■ THE PROBLEM
Print the material below exactly as it stands, please, from its first line to the line holding "0.19, 0.205, 0.218];", with no pictures.

■ MATERIAL
□ □ □

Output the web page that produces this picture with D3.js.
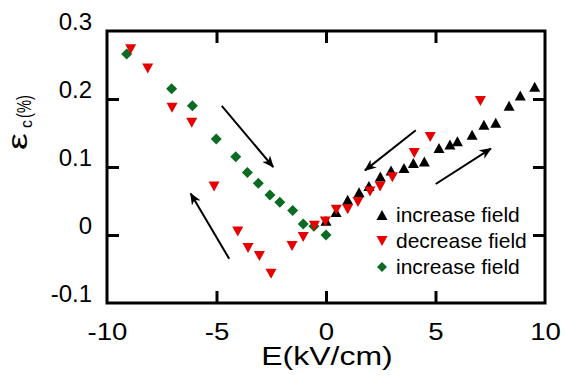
<!DOCTYPE html>
<html>
<head>
<meta charset="utf-8">
<script src="https://cdn.jsdelivr.net/npm/d3@7"></script>
<style>
  html, body { margin: 0; padding: 0; background: #fff; }
  svg { display: block; }
  text { font-family: "Liberation Sans", Arial, sans-serif; fill: #000; }
</style>
</head>
<body>
<svg id="chart" width="567" height="386"></svg>
<script>
// ---- data ----
const incFieldE = [0, 0.46, 0.99, 1.51, 1.96, 2.48, 2.97, 3.56, 3.99, 4.49, 5.16, 5.66, 6.0, 6.67, 7.21, 7.75, 8.36, 8.87, 9.53];
const incFieldStrain = [0.021, 0.034, 0.052, 0.063, 0.072, 0.086, 0.095, 0.0985, 0.106, 0.108, 0.128, 0.133, 0.138, 0.1475, 0.162, 0.165, 0.19, 0.205, 0.218];

const decFieldE = [7.05, 4.76, 4.03, 3.03, 2.47, 2.01, 1.46, 0.99, 0.47, -0.03, -0.53, -1.04, -1.55, -2.51, -3.04, -3.56, -4.03, -5.11, -6.13, -7.03, -8.14, -8.92];
const decFieldStrain = [0.197, 0.144, 0.1206, 0.085, 0.0715, 0.064, 0.0485, 0.038, 0.037, 0.020, 0.0137, -0.003, -0.016, -0.057, -0.031, -0.019, 0.005, 0.0715, 0.165, 0.187, 0.245, 0.273];

const incNegFieldE = [-9.1, -7.05, -6.1, -5.01, -4.12, -3.59, -3.09, -2.56, -2.11, -1.52, -1.04, -0.55, 0];
const incNegFieldStrain = [0.266, 0.215, 0.19, 0.141, 0.115, 0.092, 0.076, 0.059, 0.048, 0.036, 0.016, 0.013, 0.0];

const xTickValues = [-10, -5, 0, 5, 10];
const xTickLabels = ["-10", "-5", "0", "5", "10"];
const yTickValues = [-0.1, 0, 0.1, 0.2, 0.3];
const yTickLabels = ["-0.1", "0", "0.1", "0.2", "0.3"];

const legendLabels = ["increase field", "decrease field", "increase field"];

// arrows (data units): [E0, s0, E1, s1]
const arrowsData = [
  [-4.76, 0.190, -2.41, 0.100],
  [-4.42, -0.035, -6.18, 0.061],
  [4.10, 0.154, 1.78, 0.095],
  [5.01, 0.075, 7.53, 0.127]
];

// ---- layout ----
const svg = d3.select("#chart");
const mLeft = 107, mRight = 545, mTop = 31, mBottom = 303;
const x = d3.scaleLinear().domain([-10, 10]).range([mLeft, mRight]);
const y = d3.scaleLinear().domain([-0.1, 0.3]).range([mBottom, mTop]);

const colBlack = "#000000", colRed = "#e60000", colGreen = "#0b6b22";

// arrow marker
const defs = svg.append("defs");
defs.append("marker")
  .attr("id", "ah").attr("viewBox", "0 0 12 10")
  .attr("refX", 11).attr("refY", 5)
  .attr("markerWidth", 12).attr("markerHeight", 10)
  .attr("markerUnits", "userSpaceOnUse")
  .attr("orient", "auto")
  .append("path").attr("d", "M0,0 L12,5 L0,10 L3.5,5 Z").attr("fill", "#000");

// ticks (inward) on all four sides, interior values only
const tickLen = 12;
const xInner = xTickValues.filter(v => v > -10 && v < 10);
const yInner = yTickValues.filter(v => v > -0.1 && v < 0.3);

const gTicks = svg.append("g");
gTicks.append("g").attr("transform", `translate(0,${mBottom})`)
  .call(d3.axisBottom(x).tickValues(xInner).tickSize(-tickLen).tickFormat(""));
gTicks.append("g").attr("transform", `translate(0,${mTop})`)
  .call(d3.axisTop(x).tickValues(xInner).tickSize(-tickLen).tickFormat(""));
gTicks.append("g").attr("transform", `translate(${mLeft},0)`)
  .call(d3.axisLeft(y).tickValues(yInner).tickSize(-tickLen).tickFormat(""));
gTicks.append("g").attr("transform", `translate(${mRight},0)`)
  .call(d3.axisRight(y).tickValues(yInner).tickSize(-tickLen).tickFormat(""));
gTicks.selectAll(".domain").remove();
gTicks.selectAll(".tick line").attr("stroke", "#000").attr("stroke-width", 3);

// tick labels
const gx = svg.append("g").attr("transform", `translate(0,${mBottom})`)
  .call(d3.axisBottom(x).tickValues(xTickValues).tickSize(0).tickPadding(20)
    .tickFormat((d, i) => xTickLabels[i]));
gx.select(".domain").remove();
gx.selectAll("text").attr("font-size", 24).attr("font-family", "Liberation Sans, Arial, sans-serif").attr("fill", "#000")
  .attr("transform", "scale(1.15,1)");

const gy = svg.append("g").attr("transform", `translate(${mLeft},0)`)
  .call(d3.axisLeft(y).tickValues(yTickValues).tickSize(0).tickPadding(15)
    .tickFormat((d, i) => yTickLabels[i]));
gy.select(".domain").remove();
gy.selectAll("text").attr("font-size", 24).attr("font-family", "Liberation Sans, Arial, sans-serif").attr("fill", "#000")
  .attr("dy", "-0.05em");

// frame
svg.append("rect").attr("x", mLeft).attr("y", mTop)
  .attr("width", mRight - mLeft).attr("height", mBottom - mTop)
  .attr("fill", "none").attr("stroke", "#000").attr("stroke-width", 3);

// axis titles
svg.append("g").attr("transform", `translate(${(mLeft + mRight) / 2 + 1},365) scale(1.28,1)`)
  .append("text").attr("text-anchor", "middle").attr("font-size", 25)
  .text("E(kV/cm)");

const yg = svg.append("g").attr("transform", "translate(27,150) rotate(-90)");
yg.append("text").attr("x", 0).attr("y", 0)
  .attr("transform", "scale(1.4,1)")
  .attr("font-family", "Liberation Sans, Arial, sans-serif").attr("font-size", 27).text("ε");
yg.append("text").attr("x", 22).attr("y", 5)
  .attr("font-size", 16).text("c");
yg.append("g").attr("transform", "translate(32,4) scale(0.7,1)")
  .append("text").attr("font-size", 21).text("(%)");

// arrows
svg.append("g").selectAll("line").data(arrowsData).join("line")
  .attr("x1", d => x(d[0])).attr("y1", d => y(d[1]))
  .attr("x2", d => x(d[2])).attr("y2", d => y(d[3]))
  .attr("stroke", "#000").attr("stroke-width", 2)
  .attr("marker-end", "url(#ah)");

// symbols
const triUp = (w, h) => `M0,${-h / 2}L${w / 2},${h / 2}L${-w / 2},${h / 2}Z`;
const triDown = (w, h) => `M0,${h / 2}L${w / 2},${-h / 2}L${-w / 2},${-h / 2}Z`;
const diamond = (w, h) => `M0,${-h / 2}L${w / 2},0L0,${h / 2}L${-w / 2},0Z`;

const greenPts = incNegFieldE.map((e, i) => [e, incNegFieldStrain[i]]);
const blackPts = incFieldE.map((e, i) => [e, incFieldStrain[i]]);
const redPts = decFieldE.map((e, i) => [e, decFieldStrain[i]]);

svg.append("g").selectAll("path").data(greenPts).join("path")
  .attr("transform", d => `translate(${x(d[0])},${y(d[1])})`)
  .attr("d", diamond(11, 11)).attr("fill", colGreen);
svg.append("g").selectAll("path").data(blackPts).join("path")
  .attr("transform", d => `translate(${x(d[0])},${y(d[1])})`)
  .attr("d", triUp(11, 10)).attr("fill", colBlack);
svg.append("g").selectAll("path").data(redPts).join("path")
  .attr("transform", d => `translate(${x(d[0])},${y(d[1])})`)
  .attr("d", triDown(11, 10)).attr("fill", colRed);

// legend
const legendSyms = [triUp(11, 10), triDown(11, 10), diamond(10, 10)];
const legendCols = [colBlack, colRed, colGreen];
const lg = svg.append("g");
legendLabels.forEach((lab, i) => {
  const cy = 215 + i * 26;
  lg.append("path").attr("transform", `translate(382,${cy})`)
    .attr("d", legendSyms[i]).attr("fill", legendCols[i]);
  lg.append("text").attr("x", 396).attr("y", cy + 7)
    .attr("font-size", 21).text(lab);
});
</script>
</body>
</html>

□ □ □

■ SOLUTION TO THE EXERCISE
Output the web page that produces this picture with D3.js.
<!DOCTYPE html>
<html>
<head>
<meta charset="utf-8">
<script src="https://cdn.jsdelivr.net/npm/d3@7"></script>
<style>
  html, body { margin: 0; padding: 0; background: #fff; }
  svg { display: block; }
  text { font-family: "Liberation Sans", Arial, sans-serif; fill: #000; }
</style>
</head>
<body>
<svg id="chart" width="567" height="386"></svg>
<script>
// ---- data ----
const incFieldE = [0, 0.46, 0.99, 1.51, 1.96, 2.48, 2.97, 3.56, 3.99, 4.49, 5.16, 5.66, 6.0, 6.67, 7.21, 7.75, 8.36, 8.87, 9.53];
const incFieldStrain = [0.021, 0.034, 0.052, 0.063, 0.072, 0.086, 0.095, 0.0985, 0.106, 0.108, 0.128, 0.133, 0.138, 0.1475, 0.162, 0.165, 0.19, 0.205, 0.218];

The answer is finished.